The answer is: not really.
On 20 May 2019, the Belgian Supreme Court confirmed a Brussels Labor Court of Appeal judgment in which the court held that compensation granted and paid by a third party to employees was compensation borne by the employer for levy of social security tax, since it constituted consideration for the services rendered to the employer.
The factual situation in this case was very peculiar in that a third party (Sisley, the French cosmetics concern) paid a bonus to employees of an independent retail chain (Planet Parfum) for the sale of its products in the PP shops. Although the bonus was actually paid and financially borne by a third party, the Brussels Labor Court of Appeal nevertheless considered the bonus to be compensation borne by the employer (PP) since it clearly - and undisputedly – constituted consideration for the performance of labor services to the employer. So the bonus attracted social security tax, which requires compensation 'to be borne by the employer'. This ruling has now been confirmed by the Supreme Court.
Its effect in corporate practice could be that henceforth all equity-related compensation granted by a third party (group parent company or otherwise) becomes subject to Belgian social security tax even when paid for by the third party (and not charged back to the Belgian employing company), as long as it would constitute consideration for the labor services rendered. Since most if not all compensation granted to employees obviously constitutes consideration for labor, many commentators have already publicly announced that this recent ruling is the end for social security tax exempt equity plans in Belgium.
We do not agree. The Supreme Court's ruling, read in conjunction with the advice of the public prosecutor in this case, leads us to believe that the very peculiar factual background, and the way the case was defended on the merits led to the ruling. On the merits, the defendant never challenged the assumption that the bonus constituted consideration for the labor performed to the benefit of the actual employer. Therefore, failing any evidence of a separate causa for the payer of the bonus to make the payment, other than the performance of the employment contract with the employer, the Labor Court of Appeal (and the Supreme Court) could not take any other approach to the legal issue. The mere fact that a bonus is paid for by a third party does not suffice to prove that it is not borne by the employing company, to the extent that the third party does not have (or does not prove) a separate reason, ground or causa for such payment.
In that sense, this Supreme Court ruling is in perfect alignment with a previous ruling of 10 October 2016, on a similar legal issue. In the 2016 case, the Supreme Court held that, although the payment of a benefit was made and financially borne by a third party, the benefit was 'borne by the employer' (for levy of social security tax) since the employment contract gave a contractual ground to the beneficiaries to claim the grant from the employer. In the present case, apparently there was no express contractual or unilateral ground for the bonus (not with the payer at least), but the mere fact that the defendant did not challenge and accepted that the bonus constituted direct consideration for the labor performed to the benefit of the employing company was inevitably sufficient for the labor court to make the direct link with the employment contract.
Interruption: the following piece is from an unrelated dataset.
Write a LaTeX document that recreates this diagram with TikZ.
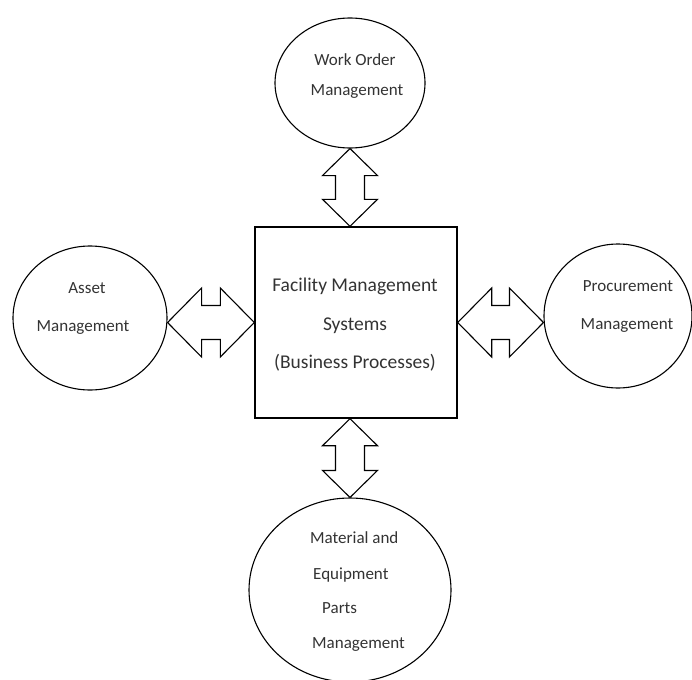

As the public prosecutor expressly stated, most benefits are granted by virtue of the employment relationship, but that does not substitute for the requirement that the benefit be borne by the employer, which remains a key part of the definition of compensation for these purposes. The legal dimension of the 'charge of the employer' is the existence of a particular (contractual or unilateral) ground for the grant. Sisley, the third party, did not prove nor offer the existence of that specific ground in the case at hand.
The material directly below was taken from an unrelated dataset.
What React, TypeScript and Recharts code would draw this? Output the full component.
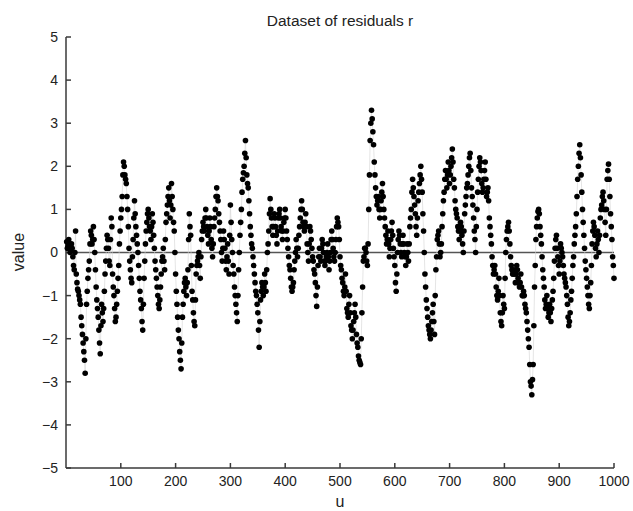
import { ScatterChart, Scatter, XAxis, YAxis, ReferenceLine } from 'recharts'

// residuals r, one block of 100 in u at a time.
// R_x: values at u = x+2.5, x+5 ... x+100; M_x: values at u = x+1.25, x+3.75 ... x+98.75
const R_0 = [0.1, 0.3, 0.0, 0.2, -0.1, -0.4, 0.5, -0.7, -0.9, -1.1, -1.5, -1.9, -2.3, -2.8, -1.2, -0.6, -0.2, 0.5, 0.2, 0.6, 0.0, -0.8, -1.3, -1.8, -2.35, -1.2, -1.6, -0.9, -0.2, 0.4, 0.1, -0.3, 0.8, -0.5, -1.0, -1.6, -1.2, -0.6, 0.2, 0.8]
const M_0 = [0.25, 0.15, 0.2, 0.05, 0.1, -0.3, 0.0, -0.5, -0.85, -1.0, -1.2, -1.7, -2.1, -2.5, -2.0, -0.9, -0.4, 0.2, 0.4, 0.3, 0.3, -0.4, -1.1, -1.5, -2.1, -1.7, -1.4, -1.3, -0.5, 0.1, 0.3, -0.2, 0.3, 0.6, -0.8, -1.3, -1.5, -0.9, -0.3, 0.5]
const R_100 = [1.3, 2.1, 1.8, 1.6, 1.0, 0.1, -0.4, -0.7, 0.3, 1.2, 0.6, 0.2, -0.3, -0.9, -1.3, -1.8, -0.6, 0.2, 0.7, 1.0, 0.6, 0.3, 0.9, 0.4, -0.2, -0.6, -1.0, -1.3, -0.8, -0.2, 0.1, -0.4, 0.7, 1.1, 1.5, 0.8, 1.6, 1.0, 0.5, -0.5]
const M_100 = [1.0, 1.8, 2.0, 1.7, 1.3, 0.6, -0.2, -0.6, -0.1, 0.8, 0.9, 0.4, 0.0, -0.6, -1.1, -1.6, -1.2, -0.2, 0.5, 0.9, 0.8, 0.5, 0.6, 0.7, 0.1, -0.4, -0.8, -1.2, -1.1, -0.5, -0.1, -0.2, 0.3, 0.9, 1.3, 1.2, 1.1, 1.3, 0.7, 0.0]
const R_200 = [-1.2, -1.8, -2.3, -2.7, -1.5, -0.9, -0.6, -1.0, -0.4, 0.9, 0.4, -0.9, -1.4, -1.7, -0.5, -0.2, 0.0, -0.6, 0.3, 0.7, 0.5, 1.0, 0.6, 0.2, 0.8, 0.3, -0.1, 0.6, 1.0, 1.5, 1.2, 0.7, 0.3, -0.2, 0.5, 0.1, -0.4, 0.2, -0.5, 1.1]
const M_200 = [-0.9, -1.5, -2.0, -2.5, -2.1, -1.2, -0.7, -0.8, -0.7, 0.3, 0.6, -0.3, -1.1, -1.6, -1.1, -0.3, -0.1, -0.3, -0.1, 0.5, 0.6, 0.8, 0.8, 0.4, 0.5, 0.6, 0.1, 0.2, 0.8, 1.3, 1.3, 0.9, 0.5, 0.0, 0.1, 0.3, -0.2, -0.1, -0.2, 0.4]
const R_300 = [0.3, -0.3, -0.8, -1.2, -1.6, -0.4, 0.4, 1.0, 1.7, 2.0, 2.6, 1.8, 1.5, 0.9, 0.4, 0.1, -0.3, -0.7, -1.0, -1.4, -2.2, -1.1, -0.7, -1.0, -0.5, -0.9, 0.0, 0.5, 1.25, 0.8, 0.4, 0.9, 0.6, 0.2, 0.8, 1.0, 0.6, 0.3, 0.7, 1.0]
const M_300 = [0.7, 0.0, -0.5, -1.0, -1.4, -1.0, 0.0, 0.7, 1.4, 1.85, 2.3, 2.2, 1.6, 1.2, 0.6, 0.2, -0.1, -0.5, -0.9, -1.2, -1.8, -1.6, -0.9, -0.8, -0.8, -0.7, -0.4, 0.2, 0.9, 1.0, 0.6, 0.6, 0.8, 0.4, 0.5, 0.9, 0.8, 0.5, 0.5, 0.8]
const R_400 = [0.5, 0.1, -0.3, -0.6, -0.9, -0.7, -0.2, 0.3, -0.1, 0.4, 0.8, 1.2, 0.7, 0.5, 0.9, 0.2, -0.2, 0.6, 0.3, -0.1, -0.4, -0.7, -1.25, -0.3, 0.1, -0.2, 0.3, 0.0, -0.3, -0.1, 0.2, -0.4, 0.0, 0.5, 0.1, -0.2, 0.3, 0.8, 0.6, -0.1]
const M_400 = [0.8, 0.3, -0.1, -0.4, -0.8, -0.8, -0.4, 0.0, 0.1, 0.1, 0.6, 1.0, 1.0, 0.6, 0.7, 0.6, 0.0, 0.2, 0.5, 0.1, -0.2, -0.5, -1.0, -0.8, -0.1, -0.1, 0.1, 0.2, -0.2, -0.2, 0.0, -0.1, -0.2, 0.3, 0.3, -0.1, 0.0, 0.6, 0.7, 0.3]
const R_500 = [-0.4, -0.7, -1.0, -0.5, -1.3, -1.5, -1.0, -1.7, -2.0, -1.6, -1.2, -1.9, -2.2, -2.5, -2.6, -1.4, -0.2, 0.1, 0.0, -0.3, 1.0, 2.6, 3.3, 2.8, 2.1, 1.5, 1.1, 1.3, 0.8, 1.2, 1.6, 1.0, 0.6, 0.2, 0.5, -0.1, 0.3, 0.7, 0.1, -0.3]
const M_500 = [-0.3, -0.6, -0.9, -0.8, -0.9, -1.4, -1.2, -1.4, -1.8, -1.8, -1.4, -1.5, -2.1, -2.4, -2.55, -2.0, -0.8, -0.1, 0.1, -0.2, 0.2, 1.8, 3.0, 3.1, 2.5, 1.8, 1.3, 1.2, 1.0, 1.0, 1.4, 1.3, 0.8, 0.4, 0.3, 0.2, 0.1, 0.5, 0.4, -0.1]
const R_600 = [-0.9, 0.0, 0.5, 0.2, -0.1, 0.4, 0.0, -0.3, 0.2, -0.2, 0.6, 1.0, 1.7, 1.3, 0.9, 0.4, 1.2, 1.6, 2.0, 1.4, 0.5, -0.5, -1.1, -1.5, -1.8, -2.0, -1.6, -1.2, -1.9, -0.4, 0.3, 0.5, -0.1, 0.2, 0.9, 1.4, 1.9, 1.5, 2.1, 1.6]
const M_600 = [-0.7, -0.5, 0.3, 0.4, 0.0, 0.2, 0.2, -0.1, -0.1, 0.0, 0.2, 0.8, 1.4, 1.5, 1.1, 0.6, 0.8, 1.4, 1.8, 1.7, 0.9, 0.0, -0.8, -1.3, -1.7, -1.9, -1.8, -1.4, -1.6, -1.0, -0.1, 0.4, 0.2, 0.0, 0.6, 1.2, 1.7, 1.7, 1.8, 1.9]
const R_700 = [2.0, 2.4, 1.7, 1.2, 0.9, 0.6, 0.3, 0.7, 0.4, 0.0, 0.9, 1.3, 1.6, 2.0, 2.3, 1.5, 1.1, 0.5, 0.0, 1.0, 1.7, 2.2, 1.9, 1.4, 1.7, 2.1, 1.3, 1.5, 0.8, 0.4, -0.1, -0.5, -0.3, -0.8, -1.1, -0.6, -1.4, -1.7, -1.0, -1.3]
const M_700 = [1.8, 2.2, 2.1, 1.5, 1.0, 0.8, 0.5, 0.5, 0.6, 0.2, 0.5, 1.1, 1.5, 1.8, 2.2, 1.9, 1.3, 0.8, 0.3, 0.6, 1.4, 2.0, 2.1, 1.6, 1.5, 1.9, 1.7, 1.4, 1.2, 0.6, 0.2, -0.3, -0.4, -0.5, -1.0, -0.9, -1.0, -1.6, -1.4, -1.2]
const R_800 = [0.0, 0.5, 0.7, 0.2, -0.3, -0.5, -0.4, -0.7, -0.3, -0.6, -0.8, -0.5, -1.0, -0.9, -1.2, -1.4, -1.8, -2.2, -3.0, -3.3, -2.6, -0.8, 0.3, 0.8, 1.0, 0.6, 0.2, -0.4, -0.8, -1.3, -1.0, -1.5, -1.2, -1.6, -1.1, -0.6, 0.1, 0.4, -0.1, -0.5]
const M_800 = [-0.6, 0.3, 0.6, 0.5, -0.1, -0.4, -0.5, -0.5, -0.5, -0.4, -0.7, -0.7, -0.8, -1.0, -1.0, -1.3, -1.6, -2.0, -2.6, -3.1, -2.95, -1.7, -0.3, 0.6, 0.95, 0.9, 0.4, -0.1, -0.6, -1.1, -1.2, -1.3, -1.4, -1.4, -1.3, -0.9, -0.2, 0.3, 0.1, -0.3]
const R_900 = [0.2, 0.0, -0.3, -0.6, -0.8, -1.2, -1.7, -1.4, -0.9, -0.3, 0.2, 0.6, 1.3, 2.0, 2.5, 1.8, 1.0, 0.4, -0.2, -0.6, -1.0, -1.3, -0.7, 0.2, 0.7, 0.4, -0.1, 0.5, 0.0, 0.8, 1.1, 1.4, 1.0, 0.4, 1.7, 2.05, 1.3, 0.6, -0.1, -0.6]
const M_900 = [-0.2, 0.1, -0.1, -0.5, -0.7, -1.0, -1.5, -1.6, -1.1, -0.6, -0.1, 0.4, 0.9, 1.7, 2.3, 2.2, 1.4, 0.7, 0.1, -0.4, -0.8, -1.2, -1.0, -0.3, 0.5, 0.6, 0.1, 0.2, 0.3, 0.4, 1.0, 1.3, 1.2, 0.7, 1.0, 1.9, 1.7, 0.9, 0.3, -0.3]

const X_TICKS = [100, 200, 300, 400, 500, 600, 700, 800, 900, 1000]
const Y_TICKS = [-5, -4, -3, -2, -1, 0, 1, 2, 3, 4, 5]

const blocks = [
  [R_0, M_0], [R_100, M_100], [R_200, M_200], [R_300, M_300], [R_400, M_400],
  [R_500, M_500], [R_600, M_600], [R_700, M_700], [R_800, M_800], [R_900, M_900],
]
const data: { u: number; r: number }[] = []
blocks.forEach(([R, M], b) => {
  R.forEach((r, i) => {
    data.push({ u: b * 100 + i * 2.5 + 1.25, r: M[i] })
    data.push({ u: b * 100 + (i + 1) * 2.5, r })
  })
})

const FONT = '"Liberation Sans", Arial, sans-serif'
const AXIS = '#3a3a3a'

const Dot = (props: any) => <circle cx={props.cx} cy={props.cy} r={2.8} fill="#000" />

export default function App() {
  return (
    <div style={{ position: 'absolute', left: 0, top: 0, width: 633, height: 511, background: '#fff', fontFamily: FONT }}>
      <div style={{ position: 'absolute', left: 66, width: 548, top: 12, textAlign: 'center', fontSize: 15.5, color: '#222' }}>Dataset of residuals r</div>
      <div style={{ position: 'absolute', left: 0, top: 242, transform: 'rotate(-90deg)', transformOrigin: '20px 10px', width: 40, textAlign: 'center', fontSize: 16, color: '#222' }}>value</div>
      <div style={{ position: 'absolute', left: 66, width: 548, top: 493, textAlign: 'center', fontSize: 16, color: '#222' }}>u</div>
      <ScatterChart width={633} height={511} margin={{ top: 37, right: 19, bottom: 0, left: 0 }}>
        <XAxis type="number" dataKey="u" domain={[0, 1000]} ticks={X_TICKS} height={43}
          stroke={AXIS} strokeWidth={1.5} tickSize={-5} tickMargin={13}
          tick={{ fill: '#222', fontSize: 14, fontFamily: FONT }} />
        <YAxis type="number" dataKey="r" domain={[-5, 5]} ticks={Y_TICKS} width={66}
          stroke={AXIS} strokeWidth={1.5} tickSize={-5} tickMargin={13}
          tickFormatter={(v: number) => String(v).replace('-', '\u2212')}
          tick={{ fill: '#222', fontSize: 14, fontFamily: FONT }} />
        <ReferenceLine y={0} stroke="#555" strokeWidth={1.5} />
        <Scatter data={data} isAnimationActive={false} line={{ stroke: '#d4d4d4', strokeWidth: 0.6 }} shape={Dot} />
      </ScatterChart>
    </div>
  )
}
In our view, therefore, the key holding of this 2019 Supreme Court ruling arguably is that a benefit is not borne by the employer (and therefore not compensation for levy of social security tax) when a benefit is financially borne by a third party (the 10 October 2016 ruling) as a necessary but insufficient condition, and when the third party has a separate causa or ground for the grant of such benefit (contractual or unilateral in nature). That latter key part was missing in the Sisley case. Therefore the Supreme Court had no grounds to quash the decision that considered the benefits as consideration for the performance of the labor services to the employer.